*DATA*:
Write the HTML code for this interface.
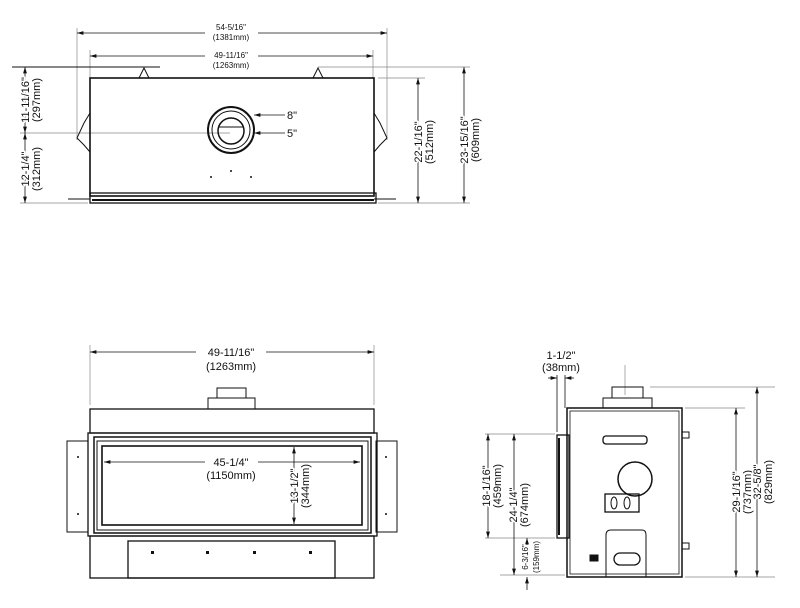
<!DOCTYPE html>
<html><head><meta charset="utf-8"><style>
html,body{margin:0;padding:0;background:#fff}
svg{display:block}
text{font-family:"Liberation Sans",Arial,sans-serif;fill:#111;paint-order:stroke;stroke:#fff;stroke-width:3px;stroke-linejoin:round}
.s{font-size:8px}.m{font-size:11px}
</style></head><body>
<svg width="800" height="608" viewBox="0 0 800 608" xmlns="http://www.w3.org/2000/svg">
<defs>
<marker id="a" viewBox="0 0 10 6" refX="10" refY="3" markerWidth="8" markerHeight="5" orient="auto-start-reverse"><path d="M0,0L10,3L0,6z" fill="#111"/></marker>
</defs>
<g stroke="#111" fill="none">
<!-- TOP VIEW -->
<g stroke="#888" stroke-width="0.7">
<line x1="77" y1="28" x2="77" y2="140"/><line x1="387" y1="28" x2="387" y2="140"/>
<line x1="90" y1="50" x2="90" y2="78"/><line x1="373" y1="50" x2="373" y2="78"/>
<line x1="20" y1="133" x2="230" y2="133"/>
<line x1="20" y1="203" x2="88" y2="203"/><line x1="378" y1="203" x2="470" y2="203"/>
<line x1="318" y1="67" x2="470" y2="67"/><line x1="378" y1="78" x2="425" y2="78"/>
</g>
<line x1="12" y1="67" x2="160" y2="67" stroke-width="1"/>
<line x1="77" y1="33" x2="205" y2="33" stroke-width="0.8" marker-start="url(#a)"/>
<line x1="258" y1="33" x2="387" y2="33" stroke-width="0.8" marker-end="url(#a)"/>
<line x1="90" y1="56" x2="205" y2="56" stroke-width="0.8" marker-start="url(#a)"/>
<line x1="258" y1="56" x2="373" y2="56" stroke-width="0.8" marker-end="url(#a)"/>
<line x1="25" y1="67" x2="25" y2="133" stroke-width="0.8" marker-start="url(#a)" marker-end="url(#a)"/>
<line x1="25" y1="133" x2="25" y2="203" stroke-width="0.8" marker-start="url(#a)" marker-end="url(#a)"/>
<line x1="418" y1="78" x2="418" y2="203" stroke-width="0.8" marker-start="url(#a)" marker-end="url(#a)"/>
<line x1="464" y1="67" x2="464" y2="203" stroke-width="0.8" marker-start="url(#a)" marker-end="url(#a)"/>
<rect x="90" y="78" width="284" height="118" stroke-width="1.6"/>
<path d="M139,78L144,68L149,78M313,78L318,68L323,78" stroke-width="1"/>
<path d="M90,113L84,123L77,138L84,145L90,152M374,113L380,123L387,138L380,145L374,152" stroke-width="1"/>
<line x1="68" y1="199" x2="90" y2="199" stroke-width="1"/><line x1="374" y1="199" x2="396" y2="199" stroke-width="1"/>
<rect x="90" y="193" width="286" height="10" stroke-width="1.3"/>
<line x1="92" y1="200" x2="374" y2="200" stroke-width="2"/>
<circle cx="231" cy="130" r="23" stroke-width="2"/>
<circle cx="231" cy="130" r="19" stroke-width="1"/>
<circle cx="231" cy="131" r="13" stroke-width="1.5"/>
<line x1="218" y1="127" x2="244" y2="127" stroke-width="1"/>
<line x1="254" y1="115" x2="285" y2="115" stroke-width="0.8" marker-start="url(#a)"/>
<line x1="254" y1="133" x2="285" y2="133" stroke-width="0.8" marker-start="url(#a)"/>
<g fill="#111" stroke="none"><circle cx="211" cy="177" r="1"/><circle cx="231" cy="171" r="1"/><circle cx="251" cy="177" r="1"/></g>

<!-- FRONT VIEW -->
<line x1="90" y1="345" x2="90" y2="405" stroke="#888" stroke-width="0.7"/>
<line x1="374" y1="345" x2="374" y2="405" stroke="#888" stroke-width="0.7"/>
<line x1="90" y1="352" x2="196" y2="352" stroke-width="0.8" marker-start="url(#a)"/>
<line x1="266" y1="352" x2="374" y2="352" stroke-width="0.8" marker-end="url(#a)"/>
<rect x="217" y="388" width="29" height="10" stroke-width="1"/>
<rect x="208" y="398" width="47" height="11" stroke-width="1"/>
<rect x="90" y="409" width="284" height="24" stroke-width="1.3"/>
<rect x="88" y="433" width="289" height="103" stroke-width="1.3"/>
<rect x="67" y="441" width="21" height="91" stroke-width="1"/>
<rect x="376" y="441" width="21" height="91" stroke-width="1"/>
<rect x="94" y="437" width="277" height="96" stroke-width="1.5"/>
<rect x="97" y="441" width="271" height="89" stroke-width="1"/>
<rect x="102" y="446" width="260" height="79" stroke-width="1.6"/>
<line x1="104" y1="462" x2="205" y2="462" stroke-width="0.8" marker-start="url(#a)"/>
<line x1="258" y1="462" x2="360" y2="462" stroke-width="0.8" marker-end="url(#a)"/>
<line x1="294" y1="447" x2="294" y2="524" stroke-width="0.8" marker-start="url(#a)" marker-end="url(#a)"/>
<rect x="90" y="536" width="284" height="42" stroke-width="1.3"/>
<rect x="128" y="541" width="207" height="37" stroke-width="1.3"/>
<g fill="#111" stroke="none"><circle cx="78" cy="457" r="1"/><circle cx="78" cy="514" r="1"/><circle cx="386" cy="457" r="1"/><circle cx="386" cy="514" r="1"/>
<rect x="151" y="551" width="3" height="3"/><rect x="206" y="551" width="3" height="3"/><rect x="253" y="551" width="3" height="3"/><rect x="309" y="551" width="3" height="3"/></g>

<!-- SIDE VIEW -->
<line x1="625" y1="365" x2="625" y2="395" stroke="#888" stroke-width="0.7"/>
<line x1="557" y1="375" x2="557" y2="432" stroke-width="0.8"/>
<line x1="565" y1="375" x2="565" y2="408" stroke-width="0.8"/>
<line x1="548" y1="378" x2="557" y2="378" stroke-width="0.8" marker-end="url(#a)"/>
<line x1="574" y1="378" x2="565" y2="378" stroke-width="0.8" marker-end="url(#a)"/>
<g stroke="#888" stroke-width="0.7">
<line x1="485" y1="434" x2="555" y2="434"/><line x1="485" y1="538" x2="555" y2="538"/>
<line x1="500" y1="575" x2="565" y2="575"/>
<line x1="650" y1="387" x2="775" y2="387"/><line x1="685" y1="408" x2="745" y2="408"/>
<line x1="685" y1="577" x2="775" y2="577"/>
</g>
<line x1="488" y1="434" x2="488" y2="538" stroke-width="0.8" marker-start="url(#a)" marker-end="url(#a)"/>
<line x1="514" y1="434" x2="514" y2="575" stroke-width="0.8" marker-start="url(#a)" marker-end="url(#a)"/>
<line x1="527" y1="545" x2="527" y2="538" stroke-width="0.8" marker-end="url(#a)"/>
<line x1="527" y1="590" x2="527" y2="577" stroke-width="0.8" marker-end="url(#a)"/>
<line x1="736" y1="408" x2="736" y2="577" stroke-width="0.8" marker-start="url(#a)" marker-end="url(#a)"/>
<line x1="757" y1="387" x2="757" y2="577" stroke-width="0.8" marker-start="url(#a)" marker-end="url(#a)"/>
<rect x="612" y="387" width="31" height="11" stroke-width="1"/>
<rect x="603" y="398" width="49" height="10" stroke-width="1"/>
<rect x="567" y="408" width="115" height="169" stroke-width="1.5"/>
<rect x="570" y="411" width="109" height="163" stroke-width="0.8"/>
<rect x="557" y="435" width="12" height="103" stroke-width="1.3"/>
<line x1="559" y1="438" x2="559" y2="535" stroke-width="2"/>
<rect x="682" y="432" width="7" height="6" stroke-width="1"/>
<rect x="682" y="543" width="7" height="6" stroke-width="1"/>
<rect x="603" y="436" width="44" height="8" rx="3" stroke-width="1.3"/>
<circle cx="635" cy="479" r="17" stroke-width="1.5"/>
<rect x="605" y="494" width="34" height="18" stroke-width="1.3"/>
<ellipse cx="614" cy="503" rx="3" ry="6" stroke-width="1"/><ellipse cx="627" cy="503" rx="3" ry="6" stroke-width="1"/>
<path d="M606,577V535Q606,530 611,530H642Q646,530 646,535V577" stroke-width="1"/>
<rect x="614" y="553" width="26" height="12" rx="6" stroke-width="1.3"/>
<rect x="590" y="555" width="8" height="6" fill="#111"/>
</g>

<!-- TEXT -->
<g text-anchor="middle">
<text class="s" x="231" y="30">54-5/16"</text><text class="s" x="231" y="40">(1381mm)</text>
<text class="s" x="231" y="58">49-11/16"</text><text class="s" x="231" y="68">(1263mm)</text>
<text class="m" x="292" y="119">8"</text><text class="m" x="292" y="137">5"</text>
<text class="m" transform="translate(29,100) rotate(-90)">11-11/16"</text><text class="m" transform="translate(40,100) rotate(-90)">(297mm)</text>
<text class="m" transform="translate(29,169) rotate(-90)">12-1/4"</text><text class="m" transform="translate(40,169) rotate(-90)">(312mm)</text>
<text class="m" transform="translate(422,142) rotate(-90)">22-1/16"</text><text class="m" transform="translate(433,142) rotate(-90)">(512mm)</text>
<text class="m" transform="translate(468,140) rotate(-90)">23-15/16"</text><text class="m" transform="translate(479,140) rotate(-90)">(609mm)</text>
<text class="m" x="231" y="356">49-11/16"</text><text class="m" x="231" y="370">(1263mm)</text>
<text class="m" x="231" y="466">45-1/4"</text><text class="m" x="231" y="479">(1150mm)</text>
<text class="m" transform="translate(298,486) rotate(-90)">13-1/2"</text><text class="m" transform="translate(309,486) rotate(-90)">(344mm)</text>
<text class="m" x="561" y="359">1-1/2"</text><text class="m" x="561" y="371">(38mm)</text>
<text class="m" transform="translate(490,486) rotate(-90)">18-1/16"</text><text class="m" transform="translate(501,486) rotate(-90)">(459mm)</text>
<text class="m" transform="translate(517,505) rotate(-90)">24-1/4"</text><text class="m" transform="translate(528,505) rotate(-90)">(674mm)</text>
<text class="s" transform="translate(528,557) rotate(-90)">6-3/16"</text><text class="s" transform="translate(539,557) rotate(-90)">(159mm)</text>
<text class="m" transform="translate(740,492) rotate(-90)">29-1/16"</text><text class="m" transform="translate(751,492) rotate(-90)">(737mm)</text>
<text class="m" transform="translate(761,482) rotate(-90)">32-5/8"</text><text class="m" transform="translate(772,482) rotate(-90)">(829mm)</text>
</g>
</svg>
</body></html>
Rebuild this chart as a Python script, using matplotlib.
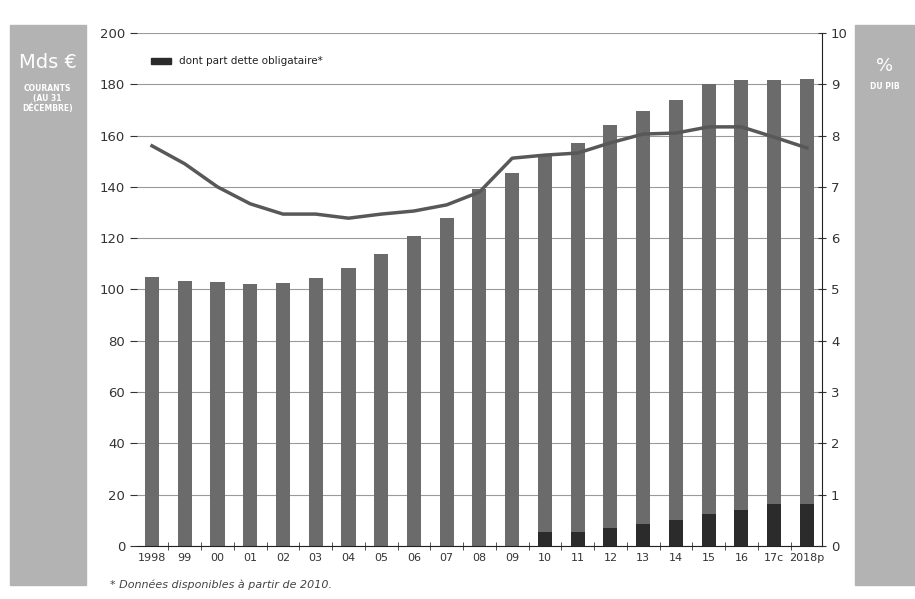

*TO DO*:
Report only how many lines in the entries contain "this".

*COMPLETE OUTPUT*:
2